Sunday, November 18, 2007

Are you CRAZY?

I'm beginning to think so. I'm sorry I have been neglecting you, but morning sickness leaves me with little energy and I stay sane these days by letting the kids play on the computer all day. By the time the computer is free to use, I'm either asleep or curled up in my chair wishing these blah days would end. I must say that I don't think I am feeling as bad as I did when I was pregnant with Kate or Zach, but I'm still feeling crappy and tired. It is sad that food doesn't sound good during this time of year when there are so many good things around to eat! I do hope that I am able to enjoy our Thanksgiving feast at Dysarts on Thursday. That's right, no cooking or cleaning around here on Thanksgiving, we eat out. :-) I'll be baking pies tomorrow night and then my work is done. So you want pregnancy details do you? or do you just want to say "So I guess it's congratulations, or is it?" (what kind of question is that?...I have heard it a few times now and it makes me wonder if people think this new baby is unwanted. I know we are ahead of schedule here and Kate is still a baby, but yes, this baby is good news, and yes we're hoping for a boy...as Zoe puts it, it would be SO unfair for 5 girls to have to share a room together and for Zach to have his own room!) I am due the end of June, so we could very well have a 4th of July baby...it will be weird to celebrate a birthday in the summer. And yes our timing of having all 6 kids home for the summer is wonderful, isn't it? I refuse to think about it. Oh and as you've probably guessed by now I'm not losing weight anymore, my last weigh in was a few weeks ago where I weighed 124.4. It feels good to start this pregnancy 14.4 pounds lighter. :-) House plans? At first my thought was how in the world can we build a house when we have another person to take care of and we can't keep up with all the expenses now, but in the last few days I have caught house fever and we are looking at the steps we need to take to get a house ready to live in by next winter. It may not be finished, but if we can live in it and watch this trailer burn to the ground then I will be happy (Don't panic, we would have the fire department burn it down. It is a moment we are all looking forward to! ) So all I want for Christmas (besides the new mattress my parents have already bought us for Christmas) is the house plans, which would complete step 1 to building our home. It is time.

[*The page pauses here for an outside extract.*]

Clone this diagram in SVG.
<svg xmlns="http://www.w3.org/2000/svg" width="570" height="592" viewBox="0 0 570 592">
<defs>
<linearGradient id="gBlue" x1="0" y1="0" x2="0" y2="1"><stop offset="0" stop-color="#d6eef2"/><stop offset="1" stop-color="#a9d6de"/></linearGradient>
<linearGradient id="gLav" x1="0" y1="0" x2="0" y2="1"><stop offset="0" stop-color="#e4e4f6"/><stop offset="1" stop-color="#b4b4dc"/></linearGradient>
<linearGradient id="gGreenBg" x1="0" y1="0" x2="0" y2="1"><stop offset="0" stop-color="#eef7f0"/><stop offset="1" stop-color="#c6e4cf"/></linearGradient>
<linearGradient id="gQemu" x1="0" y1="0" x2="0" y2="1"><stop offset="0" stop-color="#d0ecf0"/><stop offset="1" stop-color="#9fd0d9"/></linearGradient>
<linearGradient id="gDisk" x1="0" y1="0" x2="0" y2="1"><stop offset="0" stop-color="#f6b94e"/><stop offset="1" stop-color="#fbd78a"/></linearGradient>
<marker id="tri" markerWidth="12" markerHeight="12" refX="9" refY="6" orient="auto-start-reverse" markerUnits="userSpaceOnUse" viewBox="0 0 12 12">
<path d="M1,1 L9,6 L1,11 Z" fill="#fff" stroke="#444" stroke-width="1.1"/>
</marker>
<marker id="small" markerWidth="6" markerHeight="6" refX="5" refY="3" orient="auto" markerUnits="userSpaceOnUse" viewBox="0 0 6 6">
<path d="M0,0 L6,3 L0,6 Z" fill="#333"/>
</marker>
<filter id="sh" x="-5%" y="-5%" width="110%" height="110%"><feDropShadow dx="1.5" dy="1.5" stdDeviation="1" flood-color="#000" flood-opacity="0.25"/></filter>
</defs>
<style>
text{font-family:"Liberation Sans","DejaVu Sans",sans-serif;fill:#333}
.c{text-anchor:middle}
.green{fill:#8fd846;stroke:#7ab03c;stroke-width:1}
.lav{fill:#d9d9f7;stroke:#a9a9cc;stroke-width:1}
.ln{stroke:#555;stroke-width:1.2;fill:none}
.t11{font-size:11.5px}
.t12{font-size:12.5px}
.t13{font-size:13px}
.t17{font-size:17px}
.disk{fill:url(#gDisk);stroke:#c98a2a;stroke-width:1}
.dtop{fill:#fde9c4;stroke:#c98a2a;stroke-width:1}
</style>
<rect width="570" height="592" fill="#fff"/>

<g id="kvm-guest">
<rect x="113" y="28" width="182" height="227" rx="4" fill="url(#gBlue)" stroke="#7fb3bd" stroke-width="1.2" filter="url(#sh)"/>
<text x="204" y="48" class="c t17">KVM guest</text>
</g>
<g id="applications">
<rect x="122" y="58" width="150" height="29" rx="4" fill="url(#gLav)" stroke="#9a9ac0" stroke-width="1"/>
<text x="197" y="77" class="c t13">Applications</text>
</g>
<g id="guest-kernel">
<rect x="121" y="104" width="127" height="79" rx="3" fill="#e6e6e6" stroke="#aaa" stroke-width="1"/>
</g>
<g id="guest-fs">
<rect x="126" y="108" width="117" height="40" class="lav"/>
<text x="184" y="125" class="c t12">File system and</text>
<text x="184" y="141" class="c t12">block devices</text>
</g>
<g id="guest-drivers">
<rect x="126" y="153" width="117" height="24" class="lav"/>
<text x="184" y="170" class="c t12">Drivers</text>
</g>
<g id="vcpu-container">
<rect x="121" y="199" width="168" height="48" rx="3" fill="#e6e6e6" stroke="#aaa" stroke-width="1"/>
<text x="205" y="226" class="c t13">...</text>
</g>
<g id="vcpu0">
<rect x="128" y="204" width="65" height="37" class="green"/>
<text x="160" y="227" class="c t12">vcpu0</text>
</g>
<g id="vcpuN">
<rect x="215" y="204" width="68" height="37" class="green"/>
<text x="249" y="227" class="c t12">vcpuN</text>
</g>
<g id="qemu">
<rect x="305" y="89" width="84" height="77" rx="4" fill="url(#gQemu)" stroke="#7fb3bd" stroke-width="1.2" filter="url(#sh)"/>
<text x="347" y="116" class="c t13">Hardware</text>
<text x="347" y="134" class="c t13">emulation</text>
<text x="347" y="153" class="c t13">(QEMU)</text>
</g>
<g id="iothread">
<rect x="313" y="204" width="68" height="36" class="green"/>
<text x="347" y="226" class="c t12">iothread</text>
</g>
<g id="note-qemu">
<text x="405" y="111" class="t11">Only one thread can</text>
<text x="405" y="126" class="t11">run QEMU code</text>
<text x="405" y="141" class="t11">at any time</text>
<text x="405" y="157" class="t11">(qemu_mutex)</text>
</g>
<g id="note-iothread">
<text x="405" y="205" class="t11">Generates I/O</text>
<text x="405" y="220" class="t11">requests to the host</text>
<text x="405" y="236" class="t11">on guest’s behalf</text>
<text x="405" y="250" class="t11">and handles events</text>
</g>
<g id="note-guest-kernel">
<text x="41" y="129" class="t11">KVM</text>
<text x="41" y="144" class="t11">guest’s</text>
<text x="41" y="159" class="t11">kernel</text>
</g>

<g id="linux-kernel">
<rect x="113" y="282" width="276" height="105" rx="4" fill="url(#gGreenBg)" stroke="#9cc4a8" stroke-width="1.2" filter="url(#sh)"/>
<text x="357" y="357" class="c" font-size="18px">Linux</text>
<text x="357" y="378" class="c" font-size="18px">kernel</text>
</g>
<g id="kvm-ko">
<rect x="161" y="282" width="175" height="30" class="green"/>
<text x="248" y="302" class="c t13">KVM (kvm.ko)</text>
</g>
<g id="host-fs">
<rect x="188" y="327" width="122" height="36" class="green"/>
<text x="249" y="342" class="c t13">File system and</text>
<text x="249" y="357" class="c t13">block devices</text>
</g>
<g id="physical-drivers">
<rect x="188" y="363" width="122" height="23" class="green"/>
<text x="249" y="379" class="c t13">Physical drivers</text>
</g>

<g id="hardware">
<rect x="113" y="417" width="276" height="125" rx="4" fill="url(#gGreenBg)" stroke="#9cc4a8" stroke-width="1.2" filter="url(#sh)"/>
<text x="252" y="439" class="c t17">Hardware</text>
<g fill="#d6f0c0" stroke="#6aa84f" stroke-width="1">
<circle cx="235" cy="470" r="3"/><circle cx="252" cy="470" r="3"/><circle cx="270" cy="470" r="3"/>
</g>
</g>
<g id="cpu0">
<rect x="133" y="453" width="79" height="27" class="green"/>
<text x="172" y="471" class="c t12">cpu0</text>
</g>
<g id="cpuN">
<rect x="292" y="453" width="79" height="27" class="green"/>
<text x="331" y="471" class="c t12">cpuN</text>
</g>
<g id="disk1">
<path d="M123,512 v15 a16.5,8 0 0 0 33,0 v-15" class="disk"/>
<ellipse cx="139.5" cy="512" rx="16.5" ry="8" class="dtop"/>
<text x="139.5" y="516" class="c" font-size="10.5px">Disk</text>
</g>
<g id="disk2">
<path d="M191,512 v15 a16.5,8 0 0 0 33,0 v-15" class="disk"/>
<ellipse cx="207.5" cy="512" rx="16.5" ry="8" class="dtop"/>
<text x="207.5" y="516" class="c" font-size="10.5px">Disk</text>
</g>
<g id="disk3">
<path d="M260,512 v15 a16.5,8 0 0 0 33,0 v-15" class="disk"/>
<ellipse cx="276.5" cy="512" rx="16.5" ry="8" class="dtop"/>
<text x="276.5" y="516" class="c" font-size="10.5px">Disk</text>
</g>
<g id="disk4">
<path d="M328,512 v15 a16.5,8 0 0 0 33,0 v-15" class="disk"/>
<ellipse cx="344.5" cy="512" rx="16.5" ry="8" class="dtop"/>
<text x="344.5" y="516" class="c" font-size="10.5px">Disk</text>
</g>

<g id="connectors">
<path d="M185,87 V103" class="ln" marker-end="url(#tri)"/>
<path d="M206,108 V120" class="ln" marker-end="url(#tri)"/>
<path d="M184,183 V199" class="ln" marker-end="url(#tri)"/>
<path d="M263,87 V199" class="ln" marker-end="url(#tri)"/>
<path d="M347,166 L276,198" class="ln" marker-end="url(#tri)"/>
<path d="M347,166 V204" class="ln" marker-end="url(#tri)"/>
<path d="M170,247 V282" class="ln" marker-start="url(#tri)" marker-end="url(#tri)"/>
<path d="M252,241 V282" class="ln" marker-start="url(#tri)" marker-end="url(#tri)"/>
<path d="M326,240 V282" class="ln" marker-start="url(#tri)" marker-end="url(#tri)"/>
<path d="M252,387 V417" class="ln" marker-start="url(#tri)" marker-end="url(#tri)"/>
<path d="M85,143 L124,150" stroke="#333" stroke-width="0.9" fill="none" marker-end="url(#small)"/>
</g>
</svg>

Have I rambled on enough? Are you still wondering about my payback plan for the wound up kids at bedtime? Well I didn't manage to wake them up early, but the next night Matt rigged up a gate using a board and buckles so Zach could get out of bed, but he couldn't escape the room. Once Zach realized he couldn't leave the room, his interest in getting out of bed disappeared. We didn't have to put the board up tonight, Zach stayed in bed and went to sleep. :-)

9 comments:

Phae-Jae said...

I am so happy you are welcoming one more child! A boy would be great:)

House fever, I really have all the symptoms...we are so close. "Just keep swimming".

Congrats on beginning the plans for yours!

Dawn said...

Wow. This was a surprise! You and Kristen could have a lot to talk about! I hope the house works out in the right way and right time!

Katie said...

Well, I guess a congrats is in order. That is SO exciting. I will be sending " boy vibes" your way. I agree, all those girls in one room, and one boy with a whole room to himself would be unfair. Hope you get feeling better soon!

Cindy said...

How exciting for you guys! Congrats! We'll be thinking of you guys!

Janae said...

Congratulations Joey:) That is so exciting! I hope the morning sickness will be leaving extra SOON! It is so hard to not feel well when trying to be the mom to the others. I am glad Matt found a wonderful plan for keeping Zach in bed! I like the ingeniousness of that:) Again, Congratulations to your family!!

Kristen said...

Wow. You are a brave, brave woman indeed!! Congratulations. I hope your morning sickness goes away soon. I feel your pain!

And hoping for a boy for you!

Kris said...

Congratulations Joey! What a lucky baby to be coming to your family. We're excited for you - thank you for sharing your good news!

dawnae said...

Congrats!!! The first tri-mester is always such a bummer. I really hate it! It makes me wonder why I did this to myself again!!!! Luckily it passes. I have been having some good days, but the fatigue is always close around! We will be pregnant together, how fun is that! My little one should be born sometime late may. I will hope for a boy for you, I know my boy would be very excited if this one of ours was a boy, but we shall see. Take care of yourself, and try not to over do, it is so easy to do right? I am real happy for you guys....here is to a roomate for Zac!

mindyluwho said...

Wow! Congratulations!

I know well the comments about one more kid. Mine all came as surprises and closer together than I would have planned them myself, but someone else was doing the planning for me and obviously knows much better when each child is to come!

Somedays when I would feel so overwhelmed I just had to keep reminding myself that the Lord doesn't give us any more than we can handle, (even though it didn't seem so at the time) and to think of each child as a gift (even when they are climbing out of bed every night!).

I'll be hoping for that boy for you!